A room commitment clause should explain what happens if you do not fill your contracted number. In some agreements, you owe the difference. In others, there is a sliding threshold. The details can change your entire pricing strategy.
Force majeure
This clause covers events outside anyone's control, such as natural disasters, government restrictions, or major travel disruptions. It will not solve every problem, but it should define whether cancellations under extraordinary circumstances result in refunds, credits, or rescheduling options.
Because retreats are often destination-based, this language matters deeply. If your group is traveling internationally, your risk exposure is different from a local workshop.
Food, beverages, and special programming
Meals shape the retreat experience. So do ceremonial offerings, wellness sessions, and custom excursions. If your contract includes food service, the meal count, dietary accommodations, and service style should be clear. If alcohol is restricted or outside vendors are not allowed, that should also be stated.
For special programming, make sure the agreement outlines who is responsible for scheduling, staffing, setup, and payment. Ambiguity here can create stress right when you want your attention on your guests.
Questions worth asking before you sign
A thoughtful venue will welcome clear questions. In fact, how they respond is often as important as the answers themselves. Ask who your main point of contact will be, how quickly the team typically responds during planning, and what onsite support is present during the retreat.
You can also ask what past retreat leaders have struggled with most. This is a generous question because it invites honesty. Maybe transportation timing is tight. Maybe weather patterns affect certain activities. Maybe there is a sound curfew at night. Real partnership begins when practical truth is shared early.
It is also wise to ask whether the contract can be revised. Not every venue will negotiate every point, but many can clarify wording, adjust payment milestones, or document agreed exceptions in writing. Verbal reassurance is not enough. If it matters, it belongs in the contract.
A contract should reflect the kind of container you want to hold
For wellness leaders, spiritual facilitators, and purpose-led organizations, business structure is not separate from the sacred work. Clear agreements create safety. They allow you to lead from presence instead of reactivity.
This is especially true when the venue is part of the healing itself. In a place where the jungle is alive, where ceremony may be part of the rhythm, and where guests are arriving for more than a vacation, the operational side must be steady enough to hold the depth of the experience. At Lunita Jungle Retreat Center, that belief sits at the heart of retreat hosting. The unseen structure matters because it protects what is tender.

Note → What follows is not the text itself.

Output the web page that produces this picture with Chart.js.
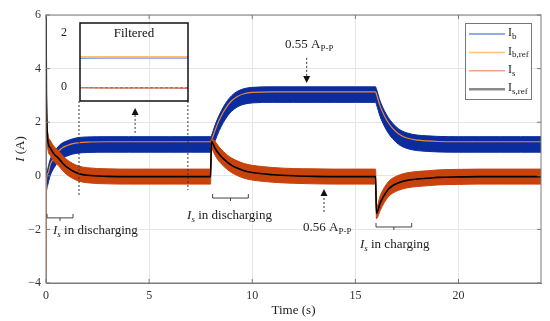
<!DOCTYPE html>
<html>
<head>
<meta charset="utf-8">
<script src="https://cdn.jsdelivr.net/npm/chart.js@4.4.1/dist/chart.umd.min.js"></script>
<style>
  body { margin: 0; background: #fff; }
  #wrap { position: relative; width: 550px; height: 321px; }
  #main { position: absolute; left: 0; top: 0; }
  #inset { position: absolute; left: 60px; top: 18px; }
</style>
</head>
<body>
<div id="wrap">
  <canvas id="main" width="550" height="321"></canvas>
  <canvas id="inset" width="132" height="88"></canvas>
</div>
<script>
// time base (s)
var time  = [0, 0.02, 0.1, 0.2, 0.4, 0.6, 0.8, 1.0, 1.3, 1.6, 2, 3, 4, 5, 6, 7, 7.98, 8.02, 8.2, 8.4, 8.6, 8.8, 9, 9.3, 9.6, 10, 11, 12, 13, 14, 15, 15.98, 16.02, 16.2, 16.4, 16.6, 16.8, 17.1, 17.5, 18, 18.5, 19, 20, 21, 22, 23, 24];
// I_b reference (orange line inside blue band)
var ibRef = [-4.6, -0.2, 0.1, 0.4, 0.7, 0.92, 1.05, 1.12, 1.2, 1.24, 1.26, 1.27, 1.27, 1.27, 1.27, 1.27, 1.27, 1.32, 1.7, 2.08, 2.38, 2.62, 2.8, 2.97, 3.06, 3.11, 3.13, 3.13, 3.13, 3.13, 3.13, 3.13, 3.05, 2.6, 2.25, 1.98, 1.78, 1.56, 1.41, 1.33, 1.3, 1.28, 1.27, 1.27, 1.27, 1.27, 1.27];
// I_b measured, upper / lower edge of the ripple band
var ibHi  = [-0.2, 0.0, 0.3, 0.6, 0.9, 1.1, 1.23, 1.3, 1.38, 1.43, 1.45, 1.46, 1.46, 1.46, 1.46, 1.46, 1.46, 1.5, 1.9, 2.27, 2.57, 2.81, 2.99, 3.16, 3.25, 3.3, 3.32, 3.32, 3.32, 3.32, 3.32, 3.32, 3.24, 2.79, 2.44, 2.17, 1.97, 1.75, 1.6, 1.52, 1.49, 1.47, 1.46, 1.46, 1.46, 1.46, 1.46];
var ibLo  = [-0.8, -0.6, -0.3, 0.0, 0.31, 0.53, 0.66, 0.73, 0.81, 0.85, 0.87, 0.88, 0.88, 0.88, 0.88, 0.88, 0.88, 0.93, 1.31, 1.69, 1.99, 2.23, 2.41, 2.58, 2.67, 2.72, 2.74, 2.74, 2.74, 2.74, 2.74, 2.74, 2.66, 2.21, 1.86, 1.59, 1.39, 1.17, 1.02, 0.94, 0.91, 0.89, 0.88, 0.88, 0.88, 0.88, 0.88];
// I_s reference (black)
var isRef = [6.5, 3.0, 1.25, 1.05, 0.8, 0.66, 0.48, 0.33, 0.18, 0.08, 0.02, -0.02, -0.03, -0.03, -0.03, -0.03, -0.03, 1.28, 1.02, 0.8, 0.64, 0.5, 0.39, 0.28, 0.19, 0.12, 0.04, 0.0, -0.02, -0.03, -0.03, -0.03, -1.4, -1.02, -0.72, -0.5, -0.37, -0.26, -0.17, -0.12, -0.09, -0.06, -0.04, -0.03, -0.03, -0.03, -0.03];
// I_s measured band
var isHi  = [6.8, 3.3, 1.55, 1.33, 1.08, 0.94, 0.76, 0.61, 0.46, 0.36, 0.3, 0.26, 0.25, 0.25, 0.25, 0.25, 0.25, 1.4, 1.28, 1.07, 0.91, 0.77, 0.66, 0.55, 0.46, 0.39, 0.31, 0.27, 0.26, 0.25, 0.25, 0.25, -1.2, -0.75, -0.44, -0.22, -0.09, 0.02, 0.11, 0.16, 0.19, 0.22, 0.24, 0.25, 0.25, 0.25, 0.25];
var isLo  = [6.2, 2.7, 0.95, 0.77, 0.52, 0.38, 0.2, 0.05, -0.1, -0.2, -0.26, -0.3, -0.31, -0.31, -0.31, -0.31, -0.31, 1.0, 0.76, 0.53, 0.37, 0.23, 0.12, 0.0, -0.09, -0.16, -0.24, -0.28, -0.3, -0.31, -0.31, -0.31, -1.6, -1.3, -1.0, -0.78, -0.65, -0.54, -0.45, -0.4, -0.37, -0.34, -0.32, -0.31, -0.31, -0.31, -0.31];

// inset ("Filtered")
var insetTime = [1.6, 3, 4.5, 6, 6.88];
var ibFilt    = [1.06, 1.07, 1.07, 1.07, 1.07];
var ibRefFilt = [1.12, 1.12, 1.12, 1.12, 1.12];
var isFilt    = [-0.03, -0.04, -0.04, -0.04, -0.05];
var isRefFilt = [-0.02, -0.03, -0.03, -0.03, -0.04];

var xTicks = [0, 5, 10, 15, 20];
var yTicks = [-4, -2, 0, 2, 4, 6];
var insetYTicks = [0, 2];
var legendSubs = ['b', 'b,ref', 's', 's,ref'];

var SERIF = "'Liberation Serif', 'DejaVu Serif', serif";
var BLUE = '#0b2c9e';
var RED = '#c8420c';

function pts(xs, ys) {
    return xs.map(function(x, i) { return { x: x, y: ys[i] }; });
}

// text with subscript, returns end x
function subText(ctx, x, y, main, sub, size, italicMain, italicSub, ratio) {
    ctx.font = (italicMain ? 'italic ' : '') + size + 'px ' + SERIF;
    ctx.fillText(main, x, y);
    x += ctx.measureText(main).width;
    ctx.font = (italicSub ? 'italic ' : '') + Math.round(size * (ratio || 0.68)) + 'px ' + SERIF;
    ctx.fillText(sub, x, y + size * 0.28);
    return x + ctx.measureText(sub).width;
}

function dottedArrow(ctx, x, y0, y1) {
    ctx.save();
    ctx.strokeStyle = '#333';
    ctx.lineWidth = 1;
    ctx.setLineDash([2, 2]);
    var dir = y1 > y0 ? 1 : -1;
    ctx.beginPath();
    ctx.moveTo(x, y0);
    ctx.lineTo(x, y1 - dir * 6);
    ctx.stroke();
    ctx.setLineDash([]);
    ctx.fillStyle = '#111';
    ctx.beginPath();
    ctx.moveTo(x, y1);
    ctx.lineTo(x - 3.5, y1 - dir * 7);
    ctx.lineTo(x + 3.5, y1 - dir * 7);
    ctx.closePath();
    ctx.fill();
    ctx.restore();
}

function bracket(ctx, x1, x2, y) {
    var m = (x1 + x2) / 2;
    ctx.beginPath();
    ctx.moveTo(x1, y - 4); ctx.lineTo(x1, y); ctx.lineTo(x2, y); ctx.lineTo(x2, y - 4);
    ctx.moveTo(m, y); ctx.lineTo(m, y + 3);
    ctx.stroke();
}

var decor = {
    id: 'decor',
    afterDraw: function(chart) {
        var ctx = chart.ctx, a = chart.chartArea;
        var xs = chart.scales.x, ys = chart.scales.y;
        var X = function(v) { return xs.getPixelForValue(v); };
        var Y = function(v) { return ys.getPixelForValue(v); };
        ctx.save();

        // frame and inward ticks
        ctx.strokeStyle = '#7a7a7a';
        ctx.lineWidth = 1;
        ctx.strokeRect(a.left, a.top, a.right - a.left, a.bottom - a.top);
        ctx.beginPath();
        xTicks.forEach(function(v) {
            ctx.moveTo(X(v), a.bottom); ctx.lineTo(X(v), a.bottom - 4);
            ctx.moveTo(X(v), a.top); ctx.lineTo(X(v), a.top + 4);
        });
        yTicks.forEach(function(v) {
            ctx.moveTo(a.left, Y(v)); ctx.lineTo(a.left + 4, Y(v));
            ctx.moveTo(a.right, Y(v)); ctx.lineTo(a.right - 4, Y(v));
        });
        ctx.stroke();

        // y title: I (A)
        ctx.save();
        ctx.translate(21, (a.top + a.bottom) / 2);
        ctx.rotate(-Math.PI / 2);
        ctx.fillStyle = '#222';
        ctx.textBaseline = 'middle';
        ctx.font = 'italic 13px ' + SERIF;
        var wI = ctx.measureText('I').width;
        ctx.font = '13px ' + SERIF;
        var wA = ctx.measureText(' (A)').width;
        var sx = -(wI + wA) / 2;
        ctx.font = 'italic 13px ' + SERIF;
        ctx.fillText('I', sx, 0);
        ctx.font = '13px ' + SERIF;
        ctx.fillText(' (A)', sx + wI, 0);
        ctx.restore();

        // legend
        var colors = ['#7092e2', '#ffc27a', '#f3a283', '#8a8a8a'];
        var widths = [1.5, 1.5, 1.5, 2.5];
        var bw = 66, bh = 76, bx = a.right - 10 - bw, by = a.top + 8;
        ctx.fillStyle = '#fff';
        ctx.fillRect(bx, by, bw, bh);
        ctx.strokeStyle = '#777';
        ctx.strokeRect(bx + 0.5, by + 0.5, bw, bh);
        ctx.textBaseline = 'middle';
        legendSubs.forEach(function(s, i) {
            var ly = by + 11 + i * 18.4;
            ctx.strokeStyle = colors[i];
            ctx.lineWidth = widths[i];
            ctx.beginPath(); ctx.moveTo(bx + 4, ly); ctx.lineTo(bx + 40, ly); ctx.stroke();
            ctx.fillStyle = '#222';
            subText(ctx, bx + 43, ly - 1, 'I', s, 12, false, false, 0.72);
        });

        // connector lines to the inset
        ctx.strokeStyle = '#333';
        ctx.lineWidth = 1;
        ctx.setLineDash([2, 2]);
        ctx.beginPath();
        ctx.moveTo(X(1.6), Y(2.79)); ctx.lineTo(X(1.6), Y(-0.72));
        ctx.moveTo(X(6.88), Y(2.79)); ctx.lineTo(X(6.88), Y(-0.53));
        ctx.stroke();
        ctx.setLineDash([]);

        dottedArrow(ctx, X(4.32), Y(1.6), Y(2.53));
        dottedArrow(ctx, X(12.64), Y(4.4), Y(3.46));
        dottedArrow(ctx, X(13.48), Y(-1.35), Y(-0.49));

        // brackets
        ctx.strokeStyle = '#444';
        ctx.lineWidth = 1;
        bracket(ctx, X(0.05), X(1.31), Y(-1.57));
        bracket(ctx, X(8.08), X(9.81), Y(-0.83));
        bracket(ctx, X(16.0), X(17.73), Y(-1.91));

        // annotation texts
        ctx.fillStyle = '#222';
        ctx.textBaseline = 'middle';
        var ex;
        ex = subText(ctx, X(0.34), Y(-2.06), 'I', 's', 13, true, true);
        ctx.font = '13px ' + SERIF; ctx.fillText(' in discharging', ex, Y(-2.06));
        ex = subText(ctx, X(6.84), Y(-1.5), 'I', 's', 13, true, true);
        ctx.font = '13px ' + SERIF; ctx.fillText(' in discharging', ex, Y(-1.5));
        ex = subText(ctx, X(15.22), Y(-2.58), 'I', 's', 13, true, true);
        ctx.font = '13px ' + SERIF; ctx.fillText(' in charging', ex, Y(-2.58));
        subText(ctx, X(11.59), Y(4.88), '0.55 A', 'P-P', 13, false, false);
        subText(ctx, X(12.46), Y(-1.95), '0.56 A', 'P-P', 13, false, false);

        ctx.restore();
    }
};

new Chart(document.getElementById('main'), {
    type: 'line',
    data: {
        datasets: [
            { data: pts(time, ibHi), borderColor: BLUE, borderWidth: 1, backgroundColor: BLUE, fill: false, order: 5 },
            { data: pts(time, ibLo), borderColor: BLUE, borderWidth: 1, backgroundColor: BLUE, fill: '-1', order: 4 },
            { data: pts(time, ibRef), borderColor: '#e8893a', borderWidth: 1.2, fill: false, order: 3 },
            { data: pts(time, isHi), borderColor: RED, borderWidth: 1, backgroundColor: RED, fill: false, order: 2 },
            { data: pts(time, isLo), borderColor: RED, borderWidth: 1, backgroundColor: RED, fill: '-1', order: 1 },
            { data: pts(time, isRef), borderColor: '#000', borderWidth: 1.6, fill: false, order: 0 }
        ]
    },
    options: {
        responsive: false,
        animation: false,
        layout: { padding: { top: 15, right: 9, left: 0, bottom: 0 } },
        elements: { point: { radius: 0 }, line: { cubicInterpolationMode: 'monotone' } },
        plugins: { legend: { display: false }, tooltip: { enabled: false } },
        scales: {
            x: {
                type: 'linear', min: 0, max: 24,
                afterBuildTicks: function(s) { s.ticks = xTicks.map(function(v) { return { value: v }; }); },
                afterFit: function(s) { s.height = 38; },
                grid: { color: '#e6e6e6', drawTicks: false },
                border: { color: '#7a7a7a' },
                ticks: { padding: 6, color: '#333', font: { family: SERIF, size: 12 } },
                title: { display: true, text: 'Time (s)', color: '#222', font: { family: SERIF, size: 13 }, padding: { top: 0, bottom: 3 } }
            },
            y: {
                min: -4, max: 6,
                afterBuildTicks: function(s) { s.ticks = yTicks.map(function(v) { return { value: v }; }); },
                afterFit: function(s) { s.width = 46; },
                grid: { color: '#e6e6e6', drawTicks: false },
                border: { color: '#7a7a7a' },
                ticks: {
                    padding: 5, color: '#333', font: { family: SERIF, size: 12 },
                    callback: function(v) { return String(v).replace('-', '\u2212'); }
                }
            }
        }
    },
    plugins: [decor]
});

var insetFrame = {
    id: 'insetFrame',
    afterDraw: function(chart) {
        var ctx = chart.ctx, a = chart.chartArea;
        ctx.save();
        ctx.strokeStyle = '#111';
        ctx.lineWidth = 1.5;
        ctx.strokeRect(a.left, a.top, a.right - a.left, a.bottom - a.top);
        ctx.fillStyle = '#111';
        ctx.font = '13px ' + SERIF;
        ctx.textAlign = 'center';
        ctx.textBaseline = 'middle';
        ctx.fillText('Filtered', (a.left + a.right) / 2, a.top + 11);
        ctx.restore();
    }
};

new Chart(document.getElementById('inset'), {
    type: 'line',
    data: {
        datasets: [
            { data: pts(insetTime, ibRefFilt), borderColor: '#ffbf6e', borderWidth: 1.5 },
            { data: pts(insetTime, ibFilt), borderColor: '#7e9ce6', borderWidth: 1.5 },
            { data: pts(insetTime, isFilt), borderColor: '#d07a5a', borderWidth: 1.5 },
            { data: pts(insetTime, isRefFilt), borderColor: '#111', borderWidth: 1, borderDash: [3, 2] }
        ]
    },
    options: {
        responsive: false,
        animation: false,
        layout: { padding: { top: 5, right: 4, bottom: 5, left: 0 } },
        elements: { point: { radius: 0 } },
        plugins: { legend: { display: false }, tooltip: { enabled: false } },
        scales: {
            x: { type: 'linear', min: 1.6, max: 6.88, display: false },
            y: {
                min: -0.52, max: 2.37,
                afterBuildTicks: function(s) { s.ticks = insetYTicks.map(function(v) { return { value: v }; }); },
                afterFit: function(s) { s.width = 20; s.paddingTop = 0; s.paddingBottom = 0; },
                grid: { display: false },
                border: { display: false },
                ticks: { padding: 5, color: '#222', font: { family: SERIF, size: 12 } }
            }
        }
    },
    plugins: [insetFrame]
});
</script>
</body>
</html>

When to pause, negotiate, or walk away
Not every red flag is dramatic. Sometimes it is simply a contract that feels confusing after two reads. Sometimes it is a payment schedule that depends on best-case enrollment. Sometimes it is a venue that speaks beautifully about transformation but cannot clearly outline who handles what.
Pause when terms feel vague, overly one-sided, or inconsistent with what was discussed. Negotiate when the relationship feels good but the language needs alignment. Walk away when the numbers put too much strain on your retreat model or when communication already feels fractured before the event even begins.
A beautiful venue should not require you to abandon discernment. The right partnership lets both intuition and practical wisdom sit at the same table.
As you review your next agreement, let the question be simple: does this contract help me create a retreat that is grounded, protected, and honest from the very beginning? When the answer is yes, the path forward tends to feel a little quieter, a little clearer, and much more supportive for everyone you are about to gather.